The turn: “Of late” and the arrival of Condor years
The poem pivots sharply with “Of late,” and the birds change species and scale. The small, teachable paroquet is replaced by “eternal Condor years” that “shake the very Heaven on high” and pass with “tumult” and thunder. Time is no longer a gentle environment; it is a violent weather system. The speaker’s attention is dragged upward to an “unquiet sky,” and the new tone is tense, hurried, and chastened: “I have no time for idle cares.” Romance begins to look like idleness not because it has changed, but because the speaker’s life has become louder, higher-stakes, and less forgiving.
When calm returns, art becomes “forbidden”

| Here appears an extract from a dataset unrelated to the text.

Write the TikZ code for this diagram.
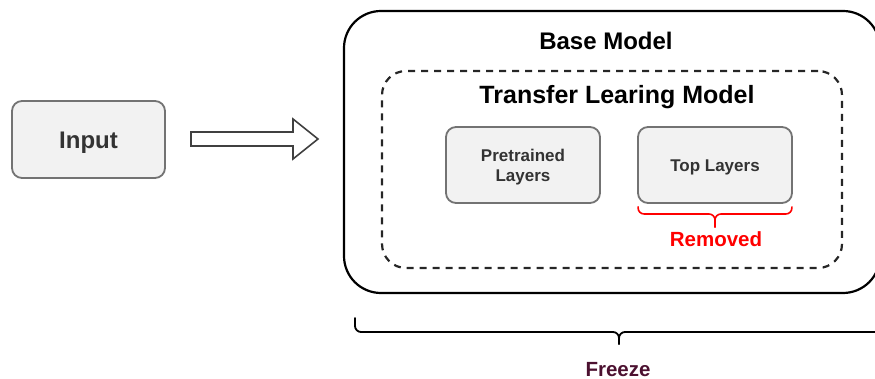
\documentclass[tikz,border=0pt]{standalone}
\usepackage{fontspec}
\setmainfont{Liberation Sans}
\usetikzlibrary{calc}
\begin{document}
\begin{tikzpicture}[x=1pt,y=-1pt,
  graybox/.style={draw=black!55, line width=1.8pt, fill=black!5, rounded corners=10pt, inner sep=0pt, text=black!80, font=\bfseries},
  title/.style={font=\bfseries, text=black, inner sep=0pt, anchor=base},
  bracepath/.style={line width=1.8pt, line cap=round, rounded corners=6pt},
]
\useasboundingbox (0,0) rectangle (875,379);
% Input
\node[graybox, minimum width=153pt, minimum height=77pt, font=\fontsize{24}{28}\selectfont\bfseries] (input) at (88.5,139.5) {\raisebox{-3pt}[\height][\depth]{Input}};
% Block arrow
\coordinate (arrS) at (191,139);
\draw[line width=1.6pt, draw=black!75, fill=white, line join=miter]
  ($(arrS)+(0,-7)$) -- ++(102,0) -- ++(0,-13) -- (318,139) -- (293,159) -- ++(0,-13) -- (191,146) -- cycle;
% Base model box
\node[draw=black, line width=2.2pt, rounded corners=37pt, minimum width=536pt, minimum height=282pt, inner sep=0pt] (base) at (612,152) {};
\node[title, font=\fontsize{24}{28}\selectfont\bfseries] (basettl) at (606,50) {Base Model};
% Transfer learning dashed box
\node[draw=black!85, line width=2.2pt, dash pattern=on 7pt off 6pt, rounded corners=24pt, minimum width=460pt, minimum height=197pt, inner sep=0pt] (tlm) at (612,169.5) {};
\node[title, font=\fontsize{25}{28}\selectfont\bfseries] (tlmttl) at (617,104) {Transfer Learing Model};
% Inner boxes
\node[graybox, minimum width=154pt, minimum height=76pt, font=\fontsize{17}{21}\selectfont\bfseries] (pre) at (523,165) {\raisebox{-2.5pt}[\height][\depth]{\begin{tabular}{@{}c@{}}Pretrained\\[-1pt]Layers\end{tabular}}};
\node[graybox, minimum width=154pt, minimum height=76pt, font=\fontsize{17}{21}\selectfont\bfseries] (top) at (715,165) {\raisebox{-2.5pt}[\height][\depth]{Top Layers}};
% Red brace under Top Layers
\coordinate (rb) at (715,214);
\draw[bracepath, red, line width=1.6pt]
  ([xshift=1pt,yshift=-3pt]top.south west) |- (rb) -- (715,227);
\draw[bracepath, red, line width=1.6pt]
  ([xshift=-1pt,yshift=-3pt]top.south east) |- (rb) -- (715,227);
\node[title, text=red, font=\fontsize{20.5}{24}\selectfont\bfseries] (removed) at (716,247) {Removed};
% Freeze brace
\coordinate (fz) at (619,332);
\draw[bracepath] (355,318) |- (fz) -- (619,344);
\draw[bracepath] (883,318) |- (fz) -- (619,344);
\node[title, text={rgb,255:red,76;green,17;blue,48}, font=\fontsize{20.5}{24}\selectfont\bfseries] (freeze) at (618,376) {Freeze};
\end{tikzpicture}
\end{document}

Yet the poem refuses a simple renunciation. When “an hour with calmer wings” briefly settles “its down upon my spirit,” the speaker still reaches for “lyre and rhyme” to “while away” that pocket of peace. The startling phrase “forbidden things!” reveals the new contradiction at the heart of the poem: the very practice that once formed him now feels illicit. It is as if the world of “Condor years” has imposed a moral law in which private lyric time counts as theft or negligence. Romance has not stopped singing; the speaker has started hearing its song as an offense.
A conscience that needs trembling to justify pleasure
The ending tightens this guilt into a severe personal rule: “My heart would feel to be a crime / unless it trembled with the strings.” Music is no longer pure delight; it must be paid for with anxiety. The phrase “trembled with the strings” suggests both literal vibration and a nervous body, as though art can only be permitted when it bears visible strain. That is the poem’s most poignant tension: Romance is still the speaker’s native language, but adulthood forces him to translate it into penance. The paroquet taught him his first word; now the condor-time teaches him to doubt whether any word, sung for its own sake, is allowed.
If Romance has to feel like “a crime” to be pursued, what kind of world is the speaker living in—one where imagination is childish, or one where the only acceptable imagination is the kind that suffers? The poem makes that question hard to dismiss by placing “down” on the spirit and “thunder” in the heavens: even rest arrives with wings, but it cannot arrive without judgment.